Civil War encampment tells the story of Confederate Marines

Posted: Friday, July 12, 2013
Katrina Koerting

Friday evening’s wind blew, catching the Confederate Marine flag at the head of a recreated Civil War campsite and whipping it about.

The six tents surrounding the flag were staked securely in the ground, ready for the weekend-long encampment at the Museum of the Confederacy. Re-enactors lounged on wooden chairs talking amongst themselves and with museum guests. William Wallace, the Great Dane of one of the re-enactors, galloped around the grassy site wearing a bandana with the stars and bars.
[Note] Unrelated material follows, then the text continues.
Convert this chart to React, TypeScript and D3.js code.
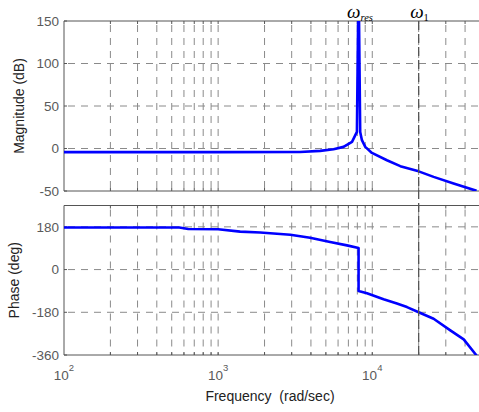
import React from 'react';
import * as d3 from 'd3';

// Frequency response of the resonant system (rad/sec, dB, deg)
const magFreq = [100, 1000, 3400, 4590, 5610, 6510, 7390, 7950, 8150, 8350, 8570, 9010, 9950, 12450, 15200, 20000, 25000, 33700, 47500];
const magDb = [-4.3, -4.3, -4.2, -2.8, -0.8, 1.9, 7.8, 19.5, 200, 19.5, 9.8, 1.9, -5.2, -13.8, -20.8, -26.9, -33.4, -41.2, -49.8];

const phaseFreq = [100, 560, 640, 1000, 1390, 1875, 2940, 3950, 5330, 6850, 8150, 8150, 9240, 11840, 14450, 16800, 20000, 25000, 32100, 39200, 47500];
const phaseDeg = [177, 177, 171, 170, 160, 156, 147, 134, 116, 102, 91, -90, -100, -125, -143, -158, -180, -207, -256, -294, -362];

const magTicks = [-50, 0, 50, 100, 150];
const phaseTicks = [-360, -180, 0, 180];
const decadeExponents = [2, 3, 4];

const omegaRes = 8150;
const omega1 = 20000;

const W = 479;
const H = 412;
const left = 64;
const right = 480;

const FRAME = '#555555';
const GRID = '#8a8a8a';
const TICKTXT = '#5a5a5a';
const FONT = 'Liberation Sans, Arial, Helvetica, sans-serif';
const SERIF = 'Liberation Serif, Times New Roman, serif';

export default function App() {
  const x = d3.scaleLog().domain([100, 50000]).range([left, right]);
  const yMag = d3.scaleLinear().domain([-50, 150]).range([191, 21]);
  const yPh = d3.scaleLinear().domain([-360, 270]).range([355, 205.5]);

  const gridX = x.ticks().filter((t) => t > 100 && t < 50000);

  const magLine = d3
    .line<number>()
    .x((_, i) => x(magFreq[i]))
    .y((d) => yMag(d));
  const phLine = d3
    .line<number>()
    .x((_, i) => x(phaseFreq[i]))
    .y((d) => yPh(d));

  const panel = (
    id: string,
    y: d3.ScaleLinear<number, number>,
    ticks: number[],
    path: string | null
  ) => {
    const [y0, y1] = y.range(); // bottom, top
    return (
      <g>
        <defs>
          <clipPath id={id}>
            <rect x={left} y={y1} width={right - left} height={y0 - y1} />
          </clipPath>
        </defs>
        {/* dashed grid */}
        {gridX.map((t) => (
          <line
            key={'gx' + t}
            x1={x(t)}
            x2={x(t)}
            y1={y1}
            y2={y0}
            stroke={GRID}
            strokeWidth={1}
            strokeDasharray="7,6"
            strokeDashoffset={-4}
          />
        ))}
        {ticks
          .filter((t) => y(t) > y1 + 0.5 && y(t) < y0 - 0.5)
          .map((t) => (
            <line
              key={'gy' + t}
              x1={left}
              x2={right}
              y1={y(t)}
              y2={y(t)}
              stroke={GRID}
              strokeWidth={1}
              strokeDasharray="7,6"
              strokeDashoffset={-4}
            />
          ))}
        {/* inward ticks */}
        {gridX.map((t) => (
          <g key={'tk' + t}>
            <line x1={x(t)} x2={x(t)} y1={y1} y2={y1 + 3} stroke={FRAME} />
            <line x1={x(t)} x2={x(t)} y1={y0} y2={y0 - 3} stroke={FRAME} />
          </g>
        ))}
        {ticks.map((t) => (
          <line key={'ty' + t} x1={left} x2={left + 3} y1={y(t)} y2={y(t)} stroke={FRAME} />
        ))}
        {/* frame */}
        <line x1={left} x2={W} y1={y1} y2={y1} stroke={FRAME} strokeWidth={1} />
        <line x1={left} x2={W} y1={y0} y2={y0} stroke={FRAME} strokeWidth={1} />
        <line x1={left} x2={left} y1={y1} y2={y0} stroke={FRAME} strokeWidth={1} />
        {/* tick labels */}
        {ticks.map((t) => (
          <text
            key={'yl' + t}
            x={left - 5}
            y={y(t)}
            dy="0.36em"
            textAnchor="end"
            fontSize={13.5}
            fill={TICKTXT}
            fontFamily={FONT}
          >
            {t}
          </text>
        ))}
        {path && (
          <path
            d={path}
            fill="none"
            stroke="#0000ff"
            strokeWidth={2.6}
            strokeLinejoin="round"
            clipPath={`url(#${id})`}
          />
        )}
      </g>
    );
  };

  return (
    <svg
      width={W}
      height={H}
      style={{ position: 'absolute', left: 0, top: 0, background: '#ffffff' }}
    >
      <rect x={0} y={0} width={W} height={H} fill="#ffffff" />
      {panel('clipMag', yMag, magTicks, magLine(magDb))}
      {panel('clipPh', yPh, phaseTicks, phLine(phaseDeg))}

      {/* omega_1 marker */}
      <line
        x1={x(omega1)}
        x2={x(omega1)}
        y1={yMag(150)}
        y2={yPh(-360)}
        stroke="#555555"
        strokeWidth={1.3}
        strokeDasharray="9,4"
      />

      {/* x tick labels */}
      {decadeExponents.map((e) => (
        <text
          key={'xl' + e}
          x={x(Math.pow(10, e))}
          y={380}
          textAnchor="middle"
          fontSize={13.5}
          fill={TICKTXT}
          fontFamily={FONT}
        >
          10
          <tspan dy={-9} fontSize={9.5}>
            {e}
          </tspan>
        </text>
      ))}

      {/* axis titles */}
      <text
        x={270}
        y={401}
        textAnchor="middle"
        fontSize={14}
        fill="#222"
        fontFamily={FONT}
        style={{ whiteSpace: 'pre' }}
      >
        {'Frequency  (rad/sec)'}
      </text>
      <text
        transform={`translate(24,${(yMag(150) + yMag(-50)) / 2}) rotate(-90)`}
        textAnchor="middle"
        fontSize={14}
        fill="#222"
        fontFamily={FONT}
      >
        Magnitude (dB)
      </text>
      <text
        transform={`translate(19,${(yPh(270) + yPh(-360)) / 2}) rotate(-90)`}
        textAnchor="middle"
        fontSize={14}
        fill="#222"
        fontFamily={FONT}
      >
        Phase (deg)
      </text>

      {/* frequency markers */}
      <text x={x(omegaRes) - 11.5} y={17.5} fontFamily={SERIF} fontStyle="italic" fill="#000">
        <tspan fontSize={19}>ω</tspan>
        <tspan fontSize={10.5} dy={3}>res</tspan>
      </text>
      <text x={x(omega1) - 8.5} y={17.5} fontFamily={SERIF} fontStyle="italic" fill="#000">
        <tspan fontSize={19}>ω</tspan>
        <tspan fontSize={10.5} dy={3} fontStyle="normal">1</tspan>
      </text>
    </svg>
  );
}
Canvas tents faced each other creating a “company street” between the rows, leading from the fire pit near the artillery display to the officer’s tent. Each flap was open, allowing visitors to catch a glimpse of what a soldier in a long stop during the war would call home.

This weekend, the accommodations also are the homes of seven or eight re-enactors where, rain or shine, they will be for the Appomattox site’s first encampment, portraying members of Company B of the Confederacy’s Marine Corps and a soldier’s wife.

“If people want to learn about the Confederate Marine Corps, this is the place to do it,” said Richard Doran, the first lieutenant and commander of the group.

Re-enactor Tom Crawford agreed.

“In two hours, you can probably pick up a whole semester of knowledge and it’s not nearly as expensive,” he said.

The topics discussed will come from the visitors and their interests. Doran said if there are a lot of children, he hopes to teach them drill tactics the Confederate soldiers used.

Since each member of the team has a specialty, like artillery, military techniques, or nautical history, he expected people to leave well informed on life at the time. Among the group are a retired Marine and published Civil War author David Sullivan, who affectionately is referred to as “the great sage” by his comrades.

“I don’t think anyone will come out of this with a question this organization can’t answer,” Doran said.

Most of the re-enactors said they hoped the visitors will learn about the Confederacy’s Marine Corps, something few people know about.

The Confederacy’s Marine Corp was considered an elite branch, with only 1,200 serving throughout the war. It had no more than 540 men at any given time. The Navy had about 6,000, and the army had about 750,000 men in their ranks, Sullivan said

Confederate Marines were renowned for their discipline and ability to carry out missions in small groups on land, which was not common practice before them. After the war, federal officers interviewed them so they could use those tactics in the future, Crawford said.

The Marines were influential in a lot of military engagements throughout the war, both on land and at sea, including Sailor’s Creek, Battle of New Orleans and the Battle of Hampton Roads. They also were involved in blockades.

“We were in just about every battle if you think about it,” Crawford said. “We were small in numbers, but we made a big impact.”

The Confederate Marines’ training and “esprit de corps,” or sense of pride and honor they held for the group, set them apart from the other military branches. They would train Monday through Saturday and had tough punishments. Many young men didn’t like the strict discipline and would desert. If they were caught, they would be shaved and branded with the letter “d” on their cheek, Sullivan said.

“Those that accepted the discipline and training made good Marines and would usually serve for life,” Sullivan said.

While they led a more disciplined life, the Marines had some luxuries other Confederates didn’t, such as shoes, government-provided uniforms, heated barracks, fruits, vegetables and bread.

Generally, tall men were recruited to be Marines, with many measuring more than six feet tall. In the beginning, many Marines on both sides were Irish. The Irish were targeted when they got off of the boats to America because they liked to fight and were coming from poverty. By joining, they would receive $10 in gold, food and a place to sleep. As a Marine, there was a smaller chance of being involved in the battles that killed thousands, Sullivan said.

“They looked upon the Marine Corps as a home,” he said.

Josie Butler, the museum’s education services manager, said the Marines were selected as the site’s first encampment partly because it is not a widely discussed part of the war.

“We wanted to make people aware that the Confederate States had a Marine Corps and were very much a part of the Civil War,” she said.

The Gammon family was among the visitors to discover the encampment Friday evening.

“I had my eyes opened a little bit,” said Wayne Gammon, of Oregon. “It wasn’t something I was aware of before.”

He and his wife were at the museum with their son, Chuck, and his family from Lynchburg. They said the encampment was a welcome surprise, adding it was nice to see how the men lived during the war.

Chuck Gannon said the encampment helped him to imagine how the area must have looked nearly 250 years ago, when the fields were covered in tents, horses and wagons.

“It’s a deep sense of history,” he said. “There’s just so much of it.”

Shana Gannon, of Lynchburg, said she thought the re-enactors complemented the museum well, adding a nice dimension to under-standing the war for her and her children.

“You sometimes forget that it was real people,” she said. “Seeing it brings it to life.”